“My original plan was to write a stepless musical progression, like a continuous color blending from white to black,” says Staps, “but I soon realized that it could not be that linear. It needed to stay interesting after all, and this is something that is usually best achieved by employing unforeseeable elements. In the end, any good idea must be put into perspective by its musical impact.”
And so the listener will experience swirls and vertical currents while listening to the album; short, unexpected faster passages in between, sudden tempo changes that will make him feel like he’s rising again for a short bit – but the general direction is very clear: “You can feel from the beginning, it’s going down. Deeper and deeper.”
This continuous downward movement is also reflected in the album’s sound: starting with a clean, produced “surface”-sound, and progressing toward a more open, ambient, distorted, and abrasive sound for the doomy depth-passages at the end of the album. To make that happen, Jens Bogren (Opeth, Katatonia) had to face the challenge of mixing the album in one go, which resulted in the epic amount of 288 audio tracks!
Originally conceptualized as an instrumental album, Pelagial now comes in two different versions that will be released together: with vocals and instrumental.
Vocalist Loic Rossetti has been facing severe health problems due to the band’s relentless touring activities and needed a break. Furthermore, the album concept, at first glance, did not really seem fit for vocals: “We obviously did not want to sing about battles between sperm whales and giant squids,” comments Staps. But Rossetti recovered during 2012 and the decision was made to have him on the album. “Loic is the frontman of this band and we all felt that this band and this album needed him,” says guitarist Jonathan Nido, “and though we were all quite used to the instrumentals, I’m glad we decided to record vocals in the end, because it really adds a new dimension to the album that was not there before.”
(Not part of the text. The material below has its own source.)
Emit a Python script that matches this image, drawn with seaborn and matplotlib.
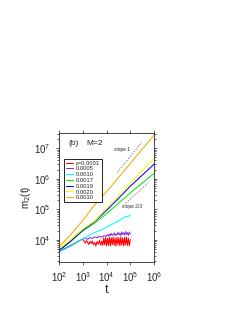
import numpy as np
import pandas as pd
import matplotlib
matplotlib.use("Agg")
import matplotlib.pyplot as plt
import seaborn as sns

# --- data (log10 values) ---
logt_smooth = [2.0, 2.5, 3.0, 3.5, 4.0, 4.5, 5.0, 5.5, 6.0]
logm_0030 = [3.78, 4.18, 4.64, 5.15, 5.58, 6.04, 6.50, 6.97, 7.43]
logm_0020 = [3.72, 4.02, 4.36, 4.62, 5.05, 5.45, 5.86, 6.26, 6.67]
logm_0019 = [3.66, 3.97, 4.32, 4.60, 4.97, 5.36, 5.76, 6.12, 6.48]
logm_0017 = [3.64, 3.95, 4.30, 4.55, 4.86, 5.20, 5.54, 5.86, 6.18]

logt_0010 = [2.0, 2.25, 2.5, 2.75, 3.0, 3.25, 3.5, 3.75, 4.0, 4.25, 4.5, 4.7, 4.8, 4.9, 5.0]
logm_0010 = [3.62, 3.70, 3.80, 3.92, 4.04, 4.14, 4.24, 4.32, 4.42, 4.52, 4.62, 4.72, 4.78, 4.76, 4.82]

logt_0005 = [2.0, 2.25, 2.5, 2.75, 3.0, 3.1, 3.2, 3.3, 3.4, 3.5, 3.6, 3.7, 3.8, 3.9, 4.0,
             4.04, 4.08, 4.12, 4.16, 4.20, 4.24, 4.28, 4.32, 4.36, 4.40, 4.44, 4.48, 4.52,
             4.56, 4.60, 4.64, 4.68, 4.72, 4.76, 4.80, 4.84, 4.88, 4.92, 4.96, 5.00]
logm_0005 = [3.62, 3.72, 3.82, 3.93, 4.04, 4.07, 4.02, 4.08, 4.05, 4.10, 4.07, 4.12, 4.09, 4.14, 4.12,
             4.17, 4.13, 4.19, 4.14, 4.21, 4.15, 4.18, 4.23, 4.14, 4.20, 4.16, 4.25, 4.17,
             4.22, 4.15, 4.26, 4.18, 4.23, 4.16, 4.27, 4.18, 4.24, 4.15, 4.26, 4.20]

logt_0001 = [2.0, 2.1, 2.2, 2.3, 2.4, 2.5, 2.6, 2.7, 2.8, 2.9, 3.0, 3.05, 3.1, 3.15, 3.2,
             3.25, 3.3, 3.35, 3.4, 3.45, 3.5, 3.55, 3.6, 3.65, 3.7, 3.75, 3.80,
             3.84, 3.88, 3.92, 3.96, 4.00, 4.04, 4.08, 4.12, 4.16, 4.20, 4.24, 4.28,
             4.32, 4.36, 4.40, 4.44, 4.48, 4.52, 4.56, 4.60, 4.64, 4.68, 4.72, 4.76,
             4.80, 4.84, 4.88, 4.92, 4.96, 5.00]
logm_0001 = [3.62, 3.66, 3.70, 3.74, 3.78, 3.82, 3.86, 3.90, 3.95, 3.99, 4.02, 3.96, 3.90, 3.98, 3.93,
             3.85, 3.95, 3.88, 3.97, 3.84, 3.92, 3.80, 3.95, 3.86, 3.99, 3.83, 3.96,
             3.82, 4.06, 3.84, 4.08, 3.81, 4.05, 3.83, 4.09, 3.80, 4.07, 3.85, 4.10,
             3.82, 4.06, 3.80, 4.09, 3.84, 4.07, 3.81, 4.10, 3.83, 4.06, 3.80, 4.08,
             3.84, 4.09, 3.82, 4.06, 3.81, 4.02]

eps_labels = ["ε=0.0001", "0.0005", "0.0010", "0.0017", "0.0019", "0.0020", "0.0030"]
eps_colors = ["#ff0000", "#8a2be2", "#00ffff", "#00ee00", "#0000ff", "#ffff00", "#ffa500"]

slope1_logt = [4.45, 5.48]
slope1_logm = [6.21, 7.20]
slope23_logt = [4.80, 5.74]
slope23_logm = [5.20, 5.85]

series = [
    (logt_0001, logm_0001),
    (logt_0005, logm_0005),
    (logt_0010, logm_0010),
    (logt_smooth, logm_0017),
    (logt_smooth, logm_0019),
    (logt_smooth, logm_0020),
    (logt_smooth, logm_0030),
]

frames = []
for lab, (lt, lm) in zip(eps_labels, series):
    frames.append(pd.DataFrame({"t": 10 ** np.array(lt), "m": 10 ** np.array(lm), "eps": lab}))
df = pd.concat(frames, ignore_index=True)

sns.set_style("ticks")
plt.rcParams["font.family"] = ["Liberation Sans", "DejaVu Sans"]

fig = plt.figure(figsize=(2.4, 3.1), dpi=100)
ax = fig.add_axes([0.246, 0.155, 0.396, 0.416])

sns.lineplot(data=df, x="t", y="m", hue="eps", hue_order=eps_labels,
             palette=eps_colors, sort=False, estimator=None, linewidth=0.75, ax=ax)

ax.plot(10 ** np.array(slope1_logt), 10 ** np.array(slope1_logm), ls=(0, (2, 1.5)),
        color="gray", lw=0.6)
ax.plot(10 ** np.array(slope23_logt), 10 ** np.array(slope23_logm), ls=(0, (2, 1.5)),
        color="gray", lw=0.6)

ax.set_xscale("log")
ax.set_yscale("log")
ax.set_xlim(1e2, 1e6)
ax.set_ylim(10 ** 3.28, 10 ** 7.5)
ax.set_xticks([1e2, 1e3, 1e4, 1e5, 1e6])
ax.set_yticks([1e4, 1e5, 1e6, 1e7])
ax.tick_params(which="both", direction="out", top=True, right=True, labelsize=7,
               width=0.5)
ax.tick_params(which="major", length=2.5)
ax.tick_params(which="minor", length=1.5)
for s in ax.spines.values():
    s.set_linewidth(0.6)

ax.set_xlabel("t", fontsize=9, labelpad=0)
ax.set_ylabel("m$_2$(t)", fontsize=7, labelpad=1)

ax.text(0.10, 0.92, "(b)", transform=ax.transAxes, fontsize=6, va="center")
ax.text(0.29, 0.92, "M=2", transform=ax.transAxes, fontsize=6, va="center")
ax.text(0.58, 0.87, "slope 1", transform=ax.transAxes, fontsize=3.5, va="center")
ax.text(0.66, 0.43, "slope 2/3", transform=ax.transAxes, fontsize=3.5, va="center")

leg = ax.legend(loc="upper left", bbox_to_anchor=(0.05, 0.80), fontsize=4.2,
                frameon=True, fancybox=False, framealpha=1, edgecolor="black",
                handlelength=1.3, borderpad=0.3, labelspacing=0.12,
                handletextpad=0.5, borderaxespad=0)
leg.get_frame().set_linewidth(0.6)

fig.savefig("out.png", dpi=100)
Analog to the journey from the surface into the depths of the sea, the album’s lyrics take the listener on a journey into the abysses of the human mind. Much like the protagonists in Andrey Tarkovsky’s movie Stalker, Pelagial is a psychological journey toward our inner-self and subconscious… “toward the essence and origins of our desires, wishes, dreams, and all the fucked up attributes inside of our own inner-selves that generate and shape them,” says Staps.
In the movie, three men are traveling toward the heart of a zone at the center of which one’s wishes are said to come true. But the closer they get, the more insecure they become with regard to what they should actually wish for, and fear arises that even those wishes which they have no control over, which they may not even be aware of, might come true. The protagonists are confronted with their own nature, the true essence of their characters, and this essentially leads them to their own demise. This topic is the lyrical backbone of Pelagial. “There’s a lot of Freud references in the song titles and lyrics, but a lot of the lyrics are very personal,” comments Staps.
Both boxsets come with an extra DVD featuring a 5:1 dolby surround mix of the instrumental version of “Pelagial,” and the Pelagial movie by Craig Murray (Nine Inch Nails, Converge), which the band will also show as liveprojections during their upcoming tours. This movie, which is the meticulous work of shooting, cutting, and editing for a whole year, completes the holistic music and visual art project that is Pelagial. For the full experience of the album, you must see the film!